===== Data shown

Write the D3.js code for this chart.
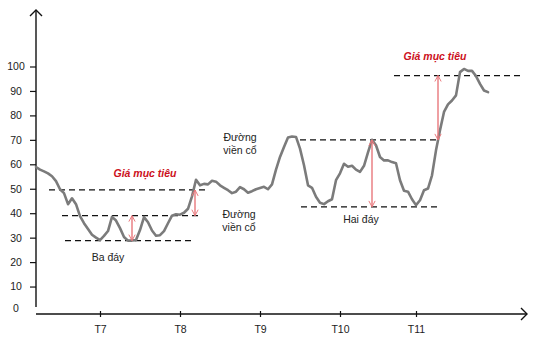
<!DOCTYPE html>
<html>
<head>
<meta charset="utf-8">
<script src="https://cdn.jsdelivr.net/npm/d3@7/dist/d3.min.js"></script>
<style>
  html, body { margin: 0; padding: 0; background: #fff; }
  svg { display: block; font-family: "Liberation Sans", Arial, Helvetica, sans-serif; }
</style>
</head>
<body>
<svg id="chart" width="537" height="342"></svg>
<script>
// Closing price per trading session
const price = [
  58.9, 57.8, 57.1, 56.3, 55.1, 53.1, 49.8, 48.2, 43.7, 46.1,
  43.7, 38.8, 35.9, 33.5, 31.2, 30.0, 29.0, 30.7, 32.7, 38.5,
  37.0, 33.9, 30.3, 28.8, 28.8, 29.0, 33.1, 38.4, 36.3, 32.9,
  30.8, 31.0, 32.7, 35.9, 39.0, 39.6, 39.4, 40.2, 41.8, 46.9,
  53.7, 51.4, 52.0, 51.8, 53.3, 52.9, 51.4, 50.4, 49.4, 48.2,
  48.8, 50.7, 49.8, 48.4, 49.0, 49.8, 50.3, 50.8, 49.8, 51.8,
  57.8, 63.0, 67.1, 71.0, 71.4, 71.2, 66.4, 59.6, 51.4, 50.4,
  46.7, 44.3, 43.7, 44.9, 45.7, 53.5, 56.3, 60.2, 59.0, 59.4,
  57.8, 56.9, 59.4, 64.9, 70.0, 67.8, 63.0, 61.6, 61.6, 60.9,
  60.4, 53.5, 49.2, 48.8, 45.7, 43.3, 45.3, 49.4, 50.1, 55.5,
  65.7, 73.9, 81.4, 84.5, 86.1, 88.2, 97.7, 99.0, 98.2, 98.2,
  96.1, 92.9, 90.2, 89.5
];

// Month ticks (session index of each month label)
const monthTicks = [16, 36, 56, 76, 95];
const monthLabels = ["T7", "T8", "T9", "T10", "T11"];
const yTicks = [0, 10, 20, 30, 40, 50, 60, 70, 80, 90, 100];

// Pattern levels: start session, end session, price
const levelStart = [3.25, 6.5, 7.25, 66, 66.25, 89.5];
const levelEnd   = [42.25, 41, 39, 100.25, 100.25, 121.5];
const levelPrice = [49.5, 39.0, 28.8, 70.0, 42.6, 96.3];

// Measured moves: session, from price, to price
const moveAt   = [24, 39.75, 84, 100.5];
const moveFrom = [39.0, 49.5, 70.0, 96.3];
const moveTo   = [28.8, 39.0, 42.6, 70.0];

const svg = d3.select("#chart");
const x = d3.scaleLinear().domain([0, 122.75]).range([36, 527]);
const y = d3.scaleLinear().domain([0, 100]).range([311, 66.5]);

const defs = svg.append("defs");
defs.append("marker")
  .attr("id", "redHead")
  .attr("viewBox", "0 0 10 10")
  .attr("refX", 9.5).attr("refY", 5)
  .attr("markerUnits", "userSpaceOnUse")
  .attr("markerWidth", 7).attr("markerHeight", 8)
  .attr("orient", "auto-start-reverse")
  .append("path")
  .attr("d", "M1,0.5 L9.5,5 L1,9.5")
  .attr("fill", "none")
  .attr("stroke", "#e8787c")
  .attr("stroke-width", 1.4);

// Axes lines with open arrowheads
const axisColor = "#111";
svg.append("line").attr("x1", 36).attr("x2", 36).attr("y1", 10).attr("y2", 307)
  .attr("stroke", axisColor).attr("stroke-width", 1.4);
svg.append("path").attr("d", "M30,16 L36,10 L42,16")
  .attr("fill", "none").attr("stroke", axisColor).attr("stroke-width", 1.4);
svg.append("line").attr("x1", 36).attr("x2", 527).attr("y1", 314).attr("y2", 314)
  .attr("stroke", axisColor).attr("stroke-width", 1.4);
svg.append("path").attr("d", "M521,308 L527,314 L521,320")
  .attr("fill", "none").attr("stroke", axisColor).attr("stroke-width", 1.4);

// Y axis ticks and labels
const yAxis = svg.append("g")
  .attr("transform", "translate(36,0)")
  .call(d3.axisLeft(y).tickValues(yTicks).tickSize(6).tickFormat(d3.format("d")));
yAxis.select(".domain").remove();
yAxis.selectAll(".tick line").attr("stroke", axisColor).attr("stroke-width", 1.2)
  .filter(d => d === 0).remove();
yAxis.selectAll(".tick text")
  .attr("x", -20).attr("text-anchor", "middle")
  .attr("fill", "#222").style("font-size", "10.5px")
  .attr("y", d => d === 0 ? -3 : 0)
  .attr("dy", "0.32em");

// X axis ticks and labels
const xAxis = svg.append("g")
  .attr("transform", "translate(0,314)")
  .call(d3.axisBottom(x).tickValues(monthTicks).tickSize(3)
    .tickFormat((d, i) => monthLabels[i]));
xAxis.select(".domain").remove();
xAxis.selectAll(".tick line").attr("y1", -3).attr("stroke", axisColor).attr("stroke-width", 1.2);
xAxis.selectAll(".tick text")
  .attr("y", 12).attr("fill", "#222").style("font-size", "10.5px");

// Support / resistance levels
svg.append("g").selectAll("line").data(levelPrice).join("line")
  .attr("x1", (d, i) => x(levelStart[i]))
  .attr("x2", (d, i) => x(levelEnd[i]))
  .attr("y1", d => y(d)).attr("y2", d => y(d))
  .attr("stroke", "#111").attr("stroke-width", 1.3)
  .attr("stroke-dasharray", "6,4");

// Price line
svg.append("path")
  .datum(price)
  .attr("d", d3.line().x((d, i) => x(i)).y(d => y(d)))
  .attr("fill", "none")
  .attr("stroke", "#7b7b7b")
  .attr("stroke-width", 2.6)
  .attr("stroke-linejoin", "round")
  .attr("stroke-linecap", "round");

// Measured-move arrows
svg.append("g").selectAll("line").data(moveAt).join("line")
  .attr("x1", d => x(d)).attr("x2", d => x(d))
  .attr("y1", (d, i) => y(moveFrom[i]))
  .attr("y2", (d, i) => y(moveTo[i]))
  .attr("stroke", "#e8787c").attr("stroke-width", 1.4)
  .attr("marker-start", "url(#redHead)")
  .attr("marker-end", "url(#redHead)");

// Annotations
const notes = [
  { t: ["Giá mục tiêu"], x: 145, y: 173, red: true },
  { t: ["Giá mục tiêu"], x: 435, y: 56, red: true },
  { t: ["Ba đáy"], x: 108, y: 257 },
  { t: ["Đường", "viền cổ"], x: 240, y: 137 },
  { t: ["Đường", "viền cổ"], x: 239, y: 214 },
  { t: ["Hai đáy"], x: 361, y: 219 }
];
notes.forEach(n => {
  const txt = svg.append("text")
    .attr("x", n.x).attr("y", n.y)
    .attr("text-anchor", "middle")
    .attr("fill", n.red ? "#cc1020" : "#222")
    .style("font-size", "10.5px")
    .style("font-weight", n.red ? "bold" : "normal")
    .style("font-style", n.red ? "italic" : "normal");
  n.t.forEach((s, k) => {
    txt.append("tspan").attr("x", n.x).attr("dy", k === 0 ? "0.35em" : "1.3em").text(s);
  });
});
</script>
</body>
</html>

==========

### Goal of the exercise:
Retype the listing exactly. Pictures do not belong in the copy.

### Written answer:
Write the D3.js code for this chart.
<!DOCTYPE html>
<html>
<head>
<meta charset="utf-8">
<script src="https://cdn.jsdelivr.net/npm/d3@7/dist/d3.min.js"></script>
<style>
  html, body { margin: 0; padding: 0; background: #fff; }
  svg { display: block; font-family: "Liberation Sans", Arial, Helvetica, sans-serif; }
</style>
</head>
<body>
<svg id="chart" width="537" height="342"></svg>
<script>
// Closing price per trading session
const price = [
  58.9, 57.8, 57.1, 56.3, 55.1, 53.1, 49.8, 48.2, 43.7, 46.1,
  43.7, 38.8, 35.9, 33.5, 31.2, 30.0, 29.0, 30.7, 32.7, 38.5,
  37.0, 33.9, 30.3, 28.8, 28.8, 29.0, 33.1, 38.4, 36.3, 32.9,
  30.8, 31.0, 32.7, 35.9, 39.0, 39.6, 39.4, 40.2, 41.8, 46.9,
  53.7, 51.4, 52.0, 51.8, 53.3, 52.9, 51.4, 50.4, 49.4, 48.2,
  48.8, 50.7, 49.8, 48.4, 49.0, 49.8, 50.3, 50.8, 49.8, 51.8,
  57.8, 63.0, 67.1, 71.0, 71.4, 71.2, 66.4, 59.6, 51.4, 50.4,
  46.7, 44.3, 43.7, 44.9, 45.7, 53.5, 56.3, 60.2, 59.0, 59.4,
  57.8, 56.9, 59.4, 64.9, 70.0, 67.8, 63.0, 61.6, 61.6, 60.9,
  60.4, 53.5, 49.2, 48.8, 45.7, 43.3, 45.3, 49.4, 50.1, 55.5,
  65.7, 73.9, 81.4, 84.5, 86.1, 88.2, 97.7, 99.0, 98.2, 98.2,
  96.1, 92.9, 90.2, 89.5
];

// Month ticks (session index of each month label)
const monthTicks = [16, 36, 56, 76, 95];
const monthLabels = ["T7", "T8", "T9", "T10", "T11"];
const yTicks = [0, 10, 20, 30, 40, 50, 60, 70, 80, 90, 100];

// Pattern levels: start session, end session, price
const levelStart = [3.25, 6.5, 7.25, 66, 66.25, 89.5];
const levelEnd   = [42.25, 41, 39, 100.25, 100.25, 121.5];
const levelPrice = [49.5, 39.0, 28.8, 70.0, 42.6, 96.3];

// Measured moves: session, from price, to price
const moveAt   = [24, 39.75, 84, 100.5];
const moveFrom = [39.0, 49.5, 70.0, 96.3];
const moveTo   = [28.8, 39.0, 42.6, 70.0];

const svg = d3.select("#chart");
const x = d3.scaleLinear().domain([0, 122.75]).range([36, 527]);
const y = d3.scaleLinear().domain([0, 100]).range([311, 66.5]);

const defs = svg.append("defs");
defs.append("marker")
  .attr("id", "redHead")
  .attr("viewBox", "0 0 10 10")
  .attr("refX", 9.5).attr("refY", 5)
  .attr("markerUnits", "userSpaceOnUse")
  .attr("markerWidth", 7).attr("markerHeight", 8)
  .attr("orient", "auto-start-reverse")
  .append("path")
  .attr("d", "M1,0.5 L9.5,5 L1,9.5")
  .attr("fill", "none")
  .attr("stroke", "#e8787c")
  .attr("stroke-width", 1.4);

// Axes lines with open arrowheads
const axisColor = "#111";
svg.append("line").attr("x1", 36).attr("x2", 36).attr("y1", 10).attr("y2", 307)
  .attr("stroke", axisColor).attr("stroke-width", 1.4);
svg.append("path").attr("d", "M30,16 L36,10 L42,16")
  .attr("fill", "none").attr("stroke", axisColor).attr("stroke-width", 1.4);
svg.append("line").attr("x1", 36).attr("x2", 527).attr("y1", 314).attr("y2", 314)
  .attr("stroke", axisColor).attr("stroke-width", 1.4);
svg.append("path").attr("d", "M521,308 L527,314 L521,320")
  .attr("fill", "none").attr("stroke", axisColor).attr("stroke-width", 1.4);

// Y axis ticks and labels
const yAxis = svg.append("g")
  .attr("transform", "translate(36,0)")
  .call(d3.axisLeft(y).tickValues(yTicks).tickSize(6).tickFormat(d3.format("d")));
yAxis.select(".domain").remove();
yAxis.selectAll(".tick line").attr("stroke", axisColor).attr("stroke-width", 1.2)
  .filter(d => d === 0).remove();
yAxis.selectAll(".tick text")
  .attr("x", -20).attr("text-anchor", "middle")
  .attr("fill", "#222").style("font-size", "10.5px")
  .attr("y", d => d === 0 ? -3 : 0)
  .attr("dy", "0.32em");

// X axis ticks and labels
const xAxis = svg.append("g")
  .attr("transform", "translate(0,314)")
  .call(d3.axisBottom(x).tickValues(monthTicks).tickSize(3)
    .tickFormat((d, i) => monthLabels[i]));
xAxis.select(".domain").remove();
xAxis.selectAll(".tick line").attr("y1", -3).attr("stroke", axisColor).attr("stroke-width", 1.2);
xAxis.selectAll(".tick text")
  .attr("y", 12).attr("fill", "#222").style("font-size", "10.5px");

// Support / resistance levels
svg.append("g").selectAll("line").data(levelPrice).join("line")
  .attr("x1", (d, i) => x(levelStart[i]))
  .attr("x2", (d, i) => x(levelEnd[i]))
  .attr("y1", d => y(d)).attr("y2", d => y(d))
  .attr("stroke", "#111").attr("stroke-width", 1.3)
  .attr("stroke-dasharray", "6,4");

// Price line
svg.append("path")
  .datum(price)
  .attr("d", d3.line().x((d, i) => x(i)).y(d => y(d)))
  .attr("fill", "none")
  .attr("stroke", "#7b7b7b")
  .attr("stroke-width", 2.6)
  .attr("stroke-linejoin", "round")
  .attr("stroke-linecap", "round");

// Measured-move arrows
svg.append("g").selectAll("line").data(moveAt).join("line")
  .attr("x1", d => x(d)).attr("x2", d => x(d))
  .attr("y1", (d, i) => y(moveFrom[i]))
  .attr("y2", (d, i) => y(moveTo[i]))
  .attr("stroke", "#e8787c").attr("stroke-width", 1.4)
  .attr("marker-start", "url(#redHead)")
  .attr("marker-end", "url(#redHead)");

// Annotations
const notes = [
  { t: ["Giá mục tiêu"], x: 145, y: 173, red: true },
  { t: ["Giá mục tiêu"], x: 435, y: 56, red: true },
  { t: ["Ba đáy"], x: 108, y: 257 },
  { t: ["Đường", "viền cổ"], x: 240, y: 137 },
  { t: ["Đường", "viền cổ"], x: 239, y: 214 },
  { t: ["Hai đáy"], x: 361, y: 219 }
];
notes.forEach(n => {
  const txt = svg.append("text")
    .attr("x", n.x).attr("y", n.y)
    .attr("text-anchor", "middle")
    .attr("fill", n.red ? "#cc1020" : "#222")
    .style("font-size", "10.5px")
    .style("font-weight", n.red ? "bold" : "normal")
    .style("font-style", n.red ? "italic" : "normal");
  n.t.forEach((s, k) => {
    txt.append("tspan").attr("x", n.x).attr("dy", k === 0 ? "0.35em" : "1.3em").text(s);
  });
});
</script>
</body>
</html>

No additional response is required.